Bruce Palmer, owner of The Incredible Sun Visor Inc. based in Orange City, Florida, has sold more than 9 million sun visors since the company was formed in 1997. These days, however, the company is all about the face masks.
The company began making the masks in early April when orders for visors stopped coming in. It was a good fit for the company, which has some 600 different designs for its visors. Those patters easily translated into face mask patterns. With many areas requiring people to wear them in public, being able to offer an exciting pattern makes wearing a face mask a little more fashionable, not just functional.
“Instead of just a plain-Jane pattern, they can have a little bit of fun with it,” explains Palmer.
The Incredible Sun Visor patterns include many fish, flamingos and tie-dyes just to name a few.
“I have to have prints for my visors, so it kind of works hand-in-hand with this,” Palmer says of the masks.
While orders for the masks are not nearly the volume the company was doing with its visors, it has allowed The Incredible Sun Visor to keep all five of its employees working and even bring on a couple of outside sales reps.
“I was able to bring everyone back, plus I have a couple of outside sellers, so I am basically at two more working for the company than I had before I started selling these,” says Palmer.
The visors are still the company’s main business, but the masks are definitely helping the business. “I want to be making visors but this venture has served its purpose for sure.”
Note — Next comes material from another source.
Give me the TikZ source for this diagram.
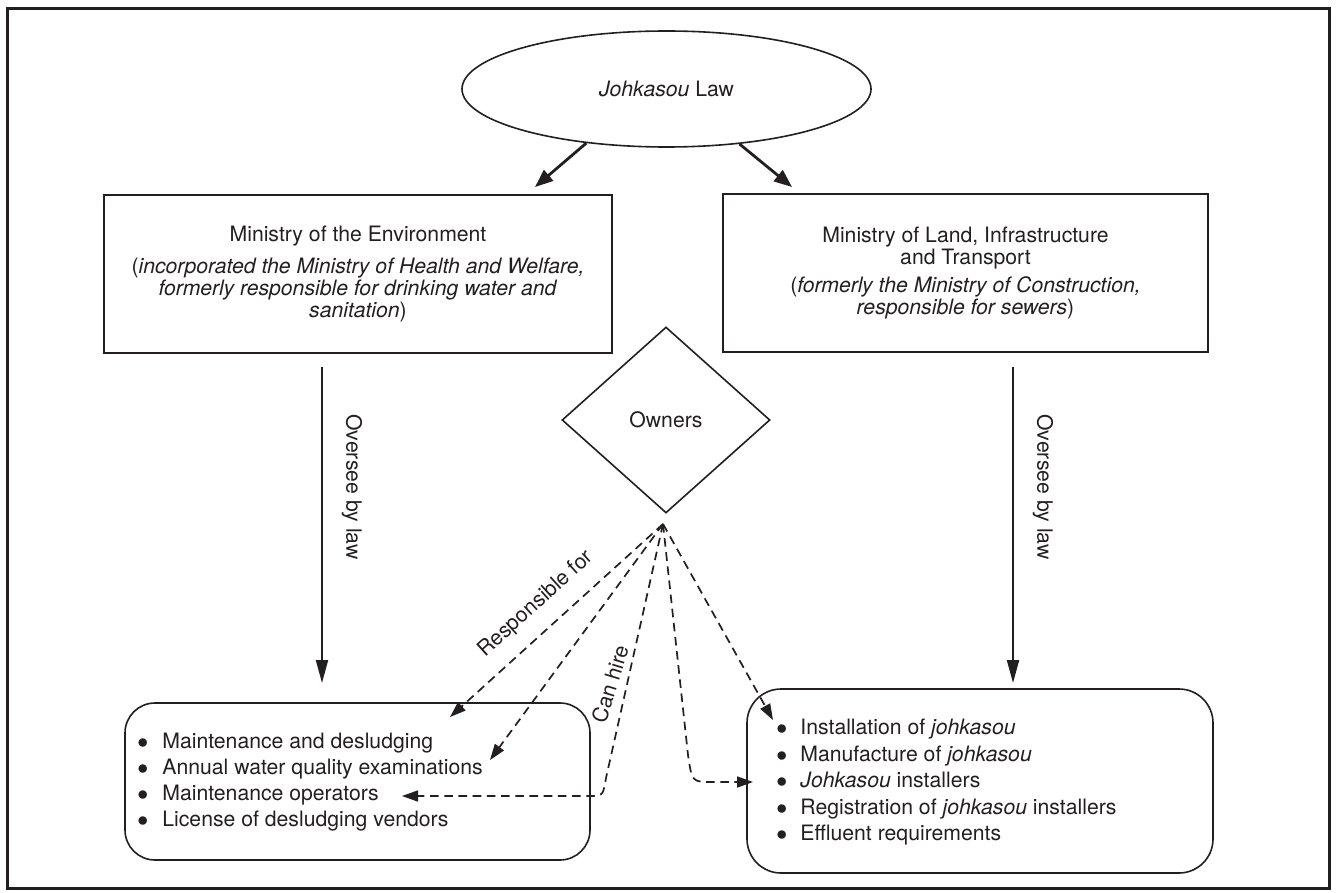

Sales have been direct to customers and as well as retail sales. Retailers will place orders for 200 to 300 at a time.
“I have a couple of local ACE hardware stores that I sell to and they are going through 75 to 100 masks a day in their stores,” Palmer says. “It’s really hard to keep up when you have consistency like that.”
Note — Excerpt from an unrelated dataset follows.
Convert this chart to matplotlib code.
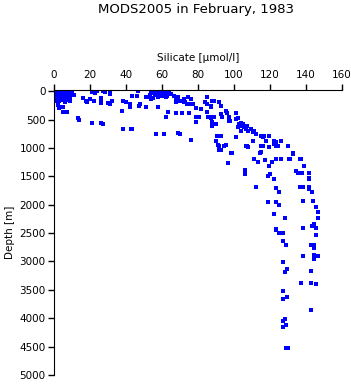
import matplotlib
matplotlib.use('Agg')
import matplotlib.pyplot as plt

plt.rcParams['font.family'] = ['DejaVu Sans']

title = 'MODS2005 in February, 1983'
xlabel = 'Silicate [µmol/l]'
ylabel = 'Depth [m]'
xticks = [0, 20, 40, 60, 80, 100, 120, 140, 160]
yticks = [0, 500, 1000, 1500, 2000, 2500, 3000, 3500, 4000, 4500, 5000]

# silicate [umol/l] and depth [m]
silicate = [
    # surface, low silicate
    1, 2, 3, 4, 5, 6, 7, 8, 9, 10,
    1, 3, 5, 7, 9, 1, 2, 4, 6, 8, 10,
    1, 3, 5, 7, 9, 11, 1, 2, 4, 6, 9,
    1, 3, 5, 8, 1, 2, 5, 7, 0.5, 3, 6, 9,
    2, 4, 3, 5, 5, 7, 13.5, 14, 21, 26, 27, 38.5, 42.5, 43.5,
    # upper layer 15-55
    16, 18, 20, 22, 26, 22, 24, 27, 28.5, 31, 32, 31, 38.5, 38, 42, 42,
    43.5, 46, 46.5, 47, 48, 51, 51, 52.5, 21, 23, 18.5, 26, 26, 31, 30,
    40, 47.5, 53.5, 54, 56,
    # 55-65 cluster
    56, 57, 58, 59, 60, 61, 62, 63, 64, 65, 57, 59, 61, 63, 60, 58, 62, 64,
    55, 54, 58, 62, 63.5, 56.5, 61, 70, 76, 69,
    # 66-110 band
    66.5, 67.5, 69, 70, 72, 73, 74.5, 76, 68, 72, 74, 76, 77,
    68, 71, 75, 79, 81.5, 79, 80.5, 79,
    85, 84, 85, 87, 87, 88, 89, 91.5, 93,
    85, 85.5, 87, 88, 89, 88, 88, 90,
    93, 93.5, 95.5, 96, 97,
    97, 98, 101, 101, 102, 103, 104, 104.5, 106, 107,
    90.5, 93, 90, 91.5, 94.5, 91.5, 101, 99, 107, 91, 93, 95.5, 102, 104,
    # 105-135, 600-1100 m
    105, 105.6, 106.7, 106.7, 107.8, 109.5, 110.6, 111.2, 112.3, 115,
    116, 116.8, 118, 119.6, 122.4, 123.5, 124.6, 126.3, 130.2, 133,
    115, 116, 106.7, 107.8, 110.6, 115, 119.6, 122.4, 123.5,
    # 1000-2500 m
    91.6, 98.3, 96.7, 111.2, 114.5, 113.4, 117.3, 121.2, 123.5, 126.3,
    130.7, 131.3, 133, 136.9, 119.6, 106.2, 106.2, 119, 120.1, 122.4,
    134.6, 135.8, 137.4, 112.3, 123.5, 125.2, 136.9, 119, 123.5, 125.2,
    122.4, 128.5, 123.5,
    137.4, 139.1, 138, 141.4, 141.9, 141.4, 138.6, 141.9, 141.9, 143.6,
    138.6, 144.1, 145.8, 146.4, 146.9, 144.7, 143.6, 138.6, 145.3, 145.3,
    143, 144.7, 144.7, 138.6, 144.7, 146.9, 144.7,
    # deep
    123.5, 125.2, 127.4, 127.4, 129, 127.4, 129.6, 128.5, 142.5, 137.4,
    143, 145.3, 127.4, 129.6, 127.4, 142.5, 128.5, 127.4, 129, 127.4,
    129, 130,
]
depth = [
    0, 0, 0, 0, 0, 0, 0, 0, 0, 0,
    20, 20, 20, 20, 20, 50, 50, 50, 50, 50, 50,
    75, 75, 75, 75, 75, 75, 100, 100, 100, 100, 100,
    125, 125, 125, 125, 150, 150, 150, 150, 175, 180, 200, 175,
    250, 280, 290, 280, 370, 370, 480, 500, 560, 570, 585, 670, 670, 670,
    120, 176, 140, 176, 140, 0, 0, 0, 20, 50, 176, 230, 176, 350, 230, 280,
    90, 90, 0, 260, 230, 100, 280, 100, 20, 40, 190, 120, 210, 35, 210,
    190, 230, 70, 35, 70,
    0, 10, 20, 0, 30, 10, 40, 20, 0, 50, 60, 50, 70, 80, 90, 100, 110, 30,
    120, 140, 280, 460, 370, 760, 760, 760, 860, 740,
    90, 140, 110, 170, 140, 190, 110, 140, 200, 200, 230, 230, 230,
    390, 390, 390, 300, 320, 460, 460, 550,
    100, 190, 230, 260, 280, 176, 176, 190, 260,
    370, 460, 470, 460, 460, 550, 620, 580,
    400, 460, 350, 390, 460,
    530, 530, 390, 490, 475, 580, 560, 610, 630, 610,
    790, 790, 880, 970, 970, 1040, 810, 1090, 970, 950, 1040, 950, 630, 700,
    580, 630, 615, 670, 705, 670, 720, 705, 757, 790,
    810, 790, 880, 790, 880, 900, 970, 880, 970, 1090,
    970, 970, 970, 985, 880, 1075, 985, 930, 970,
    1040, 1090, 1270, 1200, 1090, 1250, 1215, 1250, 1200, 1200,
    1200, 1200, 1110, 1200, 1320, 1390, 1460, 1500, 1460, 1550,
    1410, 1440, 1440, 1690, 1710, 1780, 1690, 1950, 1950, 2010,
    2160, 2235, 2430,
    1200, 1320, 1440, 1440, 1530, 1550, 1690, 1690, 1725, 1780,
    1935, 1935, 2040, 2130, 2235, 2340, 2375, 2410, 2410, 2535,
    2710, 2710, 2760, 2900, 2885, 2900, 2955,
    2445, 2500, 2500, 2640, 2710, 3010, 3130, 3185, 3170, 3380,
    3380, 3400, 3520, 3625, 3660, 3855, 4010, 4050, 4120, 4150,
    4520, 4520,
]

fig = plt.figure(figsize=(3.51, 3.84), dpi=100)
ax = fig.add_axes([54 / 351, 9 / 384, 288 / 351, 285 / 384])

ax.scatter(silicate, depth, s=5, marker='s', color='#0000ff', linewidths=0)

ax.set_xlim(0, 160)
ax.set_ylim(5000, -20)
ax.set_xticks(xticks)
ax.set_yticks(yticks)

ax.xaxis.tick_top()
ax.xaxis.set_label_position('top')
ax.spines['bottom'].set_visible(False)
ax.spines['right'].set_visible(False)
ax.tick_params(axis='x', direction='out', length=4, width=1, pad=3, labelsize=7.5)
ax.tick_params(axis='y', direction='out', length=4, width=1, pad=2, labelsize=7.5)

ax.set_xlabel(xlabel, fontsize=7.5, labelpad=7)
ax.set_ylabel(ylabel, fontsize=7.5, labelpad=3)
fig.text(196 / 351, 1 - 10 / 384, title, fontsize=9.5, ha='center', va='center')

fig.savefig('out.png', dpi=100)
The masks are washable, 3-ply, and have a filter and an adjustable nose piece. “It’s a good quality mask that can be used for a long period of time,” said Palmer.
Initially the company started making the masks for family members, then it just spiraled from there. The Incredible Visor did donate some masks with nursing prints to local hospitals early on, but Palmer notes that many hospitals can’t use the cloth masks.
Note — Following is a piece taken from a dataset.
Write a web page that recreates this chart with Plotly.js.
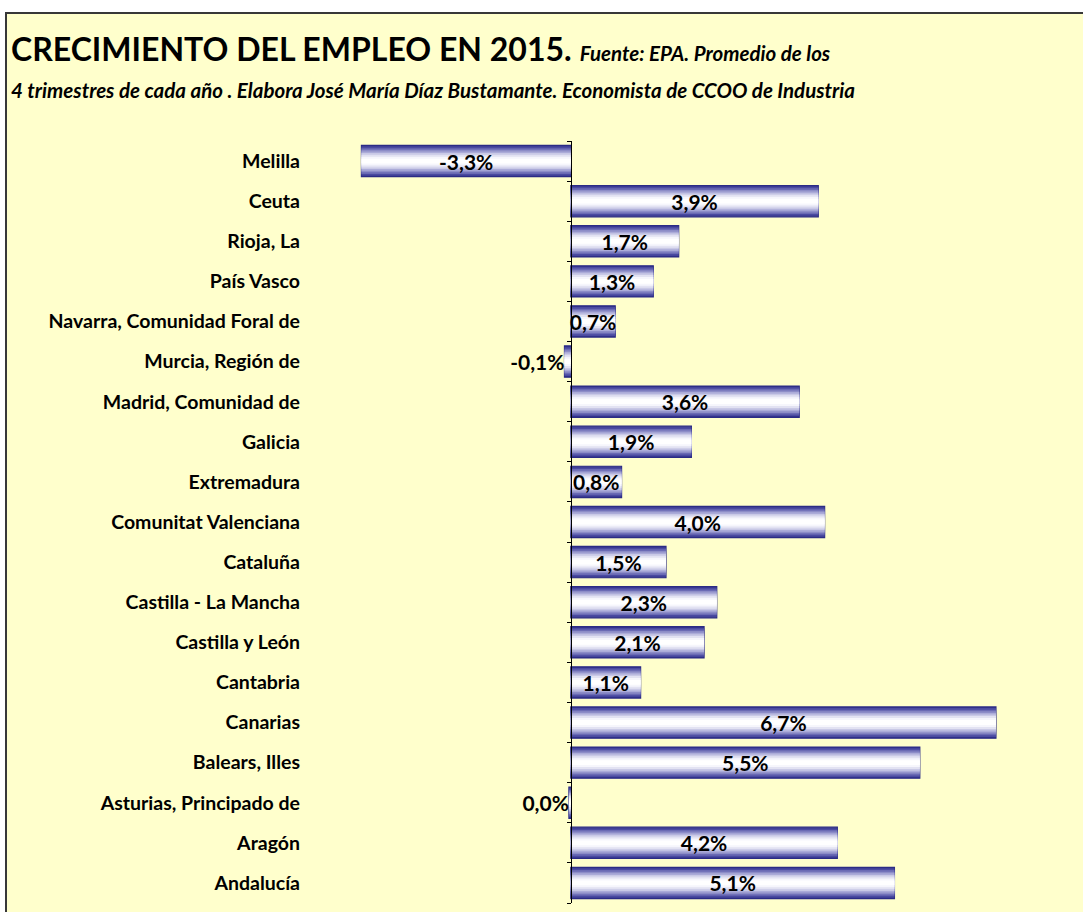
<!DOCTYPE html>
<html>
<head>
<meta charset="utf-8">
<script src="https://cdn.plot.ly/plotly-3.0.1.min.js"></script>
<style>
  html, body { margin: 0; padding: 0; background: #ffffff; }
  #frame { position: absolute; left: 5px; top: 12px; width: 1100px; height: 920px;
           border-left: 2px solid #383838; border-top: 2px solid #383838; background: #FFFFCC; }
  #plot { position: absolute; left: 0; top: 0; width: 1083px; height: 912px; }
</style>
</head>
<body>
<div id="frame"></div>
<div id="plot"></div>
<script>
// Data (Excel order: first category at the bottom)
const regions = [
  "Andalucía", "Aragón", "Asturias, Principado de", "Balears, Illes", "Canarias",
  "Cantabria", "Castilla y León", "Castilla - La Mancha", "Cataluña", "Comunitat Valenciana",
  "Extremadura", "Galicia", "Madrid, Comunidad de", "Murcia, Región de",
  "Navarra, Comunidad Foral de", "País Vasco", "Rioja, La", "Ceuta", "Melilla"
];
const growth = [5.1, 4.2, -0.03, 5.5, 6.7, 1.1, 2.1, 2.3, 1.5, 4.0, 0.8, 1.9, 3.6, -0.1, 0.7, 1.3, 1.7, 3.9, -3.3];
const titleMain = "CRECIMIENTO DEL EMPLEO EN 2015.";
const titleSource = "Fuente: EPA. Promedio de los";
const titleLine2 = "4 trimestres de cada año . Elabora José María Díaz Bustamante. Economista de CCOO de Industria";

const FONT = "Lato, 'Open Sans', sans-serif";
const fmt = v => { let r = Math.round(v * 10) / 10; if (r === 0) r = 0; return r.toFixed(1).replace('.', ',') + '%'; };
const labels = growth.map(fmt);
const positions = growth.map(v => Math.abs(v) < 0.5 ? 'outside' : 'inside');

// Stepped gradient layers (outer dark -> inner white)
const layers = [
  {w: 0.78, c: '#34348f'},
  {w: 0.72, c: '#4a4aa0'},
  {w: 0.64, c: '#6a6ab4'},
  {w: 0.56, c: '#8c8cc7'},
  {w: 0.48, c: '#ababd8'},
  {w: 0.40, c: '#c9c9e6'},
  {w: 0.32, c: '#e2e2f2'},
  {w: 0.22, c: '#f6f6fc'},
  {w: 0.12, c: '#ffffff'}
];

const LBL = { family: FONT, size: 21, color: '#000000', weight: 'bold' };
const traces = layers.map((L, i) => {
  const t = {
    type: 'bar', orientation: 'h', x: growth, y: regions,
    width: L.w, hoverinfo: 'skip', showlegend: false,
    marker: { color: L.c, line: { width: i === 0 ? 1.2 : 0, color: '#2b2b85' } }
  };
  if (i === layers.length - 1) {
    t.text = labels;
    t.textposition = positions;
    t.textangle = 0;
    t.constraintext = 'none';
    t.cliponaxis = false;
    t.insidetextanchor = 'middle';
    t.textfont = LBL;
    t.insidetextfont = LBL;
    t.outsidetextfont = LBL;
  }
  return t;
});

// axis at zero with ticks between categories
traces.push({
  type: 'scatter', mode: 'markers', x: regions.map(() => 0), y: regions, yaxis: 'y2',
  marker: { opacity: 0, size: 1 }, hoverinfo: 'skip', showlegend: false
});

const xmin = -4, xmax = 7;
const layout = {
  width: 1083, height: 912,
  paper_bgcolor: 'rgba(0,0,0,0)', plot_bgcolor: 'rgba(0,0,0,0)',
  margin: { l: 317, r: 68, t: 141, b: 9 },
  barmode: 'overlay',
  font: { family: FONT, color: '#000000' },
  xaxis: { range: [xmin, xmax], showgrid: false, zeroline: false, showticklabels: false, showline: false, ticks: '', fixedrange: true },
  yaxis: {
    type: 'category', range: [-0.5, regions.length - 0.5], autorange: false,
    showgrid: false, zeroline: false, showline: false, ticks: '',
    ticklabelstandoff: 16, tickfont: { family: FONT, size: 19.5, color: '#000000', weight: 'bold' },
    fixedrange: true
  },
  yaxis2: {
    type: 'category', overlaying: 'y', matches: 'y', anchor: 'free', side: 'left',
    position: (0 - xmin) / (xmax - xmin),
    showline: true, linecolor: '#000000', linewidth: 1,
    ticks: 'outside', ticklen: 4, tickcolor: '#000000', tickson: 'boundaries',
    showticklabels: false, showgrid: false, zeroline: false, fixedrange: true
  },
  annotations: [
    {
      xref: 'paper', yref: 'paper', x: (9 - 317) / 698, y: (903 - 49) / 762,
      xanchor: 'left', yanchor: 'middle', showarrow: false, align: 'left',
      text: '<b>' + titleMain + '</b> <span style="font-size:20.5px"><b><i>' + titleSource + '</i></b></span>',
      font: { family: FONT, size: 32, color: '#000000' }
    },
    {
      xref: 'paper', yref: 'paper', x: (9 - 317) / 698, y: (903 - 90) / 762,
      xanchor: 'left', yanchor: 'middle', showarrow: false, align: 'left',
      text: '<b><i>' + titleLine2 + '</i></b>',
      font: { family: FONT, size: 20.5, color: '#000000' }
    }
  ]
};

Plotly.newPlot('plot', traces, layout, { displayModeBar: false, staticPlot: true });
</script>
</body>
</html>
Normally the visor business stays steady from March through August, but Palmer doesn’t foresee it being a normal year. He says he would probably keep making the masks as long as it doesn’t take away from his visor business.
“That has to be the priority because that is what it has been for the last 25 years, but you have to adjust with the times,” he says. “The masks have kept all my employees employed and all my workers working, so it’s kind of served its purpose.”
Snazzy & Co.’s, sea-inspired jewelry business was put on hold because of the pandemic. While Deerfield, Florida-based had a busier than normal January and February, owner Artie Shaw estimates about 90 percent of the company’s retailer orders from March and April have been postponed.
So when Shaw received a call from a friend whose family owns a company in the Midwest that private labels handbags and other goods wanting to find out if he would be interested in selling the new masks the company was making, Shaw decided to take him up on the offer.
“He called us to see if we would want to help out making some sales and you know with everything postponed, there’s not much work for us right now so we decided to go for it.” he says. Shaw adds that it was good way to stay busy, make up for some of the lost income and also help keep a small town’s factory workers employed.
Available in a variety of colorful patterns, the American-made have also resonated well with customers who now more than ever want to support the U.S. economy. Trust issues with Chinese-based goods have also been exacerbated because of the pandemic, according to Shaw. The immediate delivery has also been appealing to retailers wanting to carry masks, he adds.
To inform existing customers of Snazzy & Co.’s new offering, Shaw sent an email blast to them. He also made calls to hardware stores and pharmacies that have remained open for business to generate sales for the masks.
Shaw doesn’t see the demand for masks disappearing anytime soon. “I believe this is going to be going on for many months to come, and I believe masks are going to become like a fashion accessory. People are really going to want several masks because there’s no way I can see this disappearing in the next two or three months.”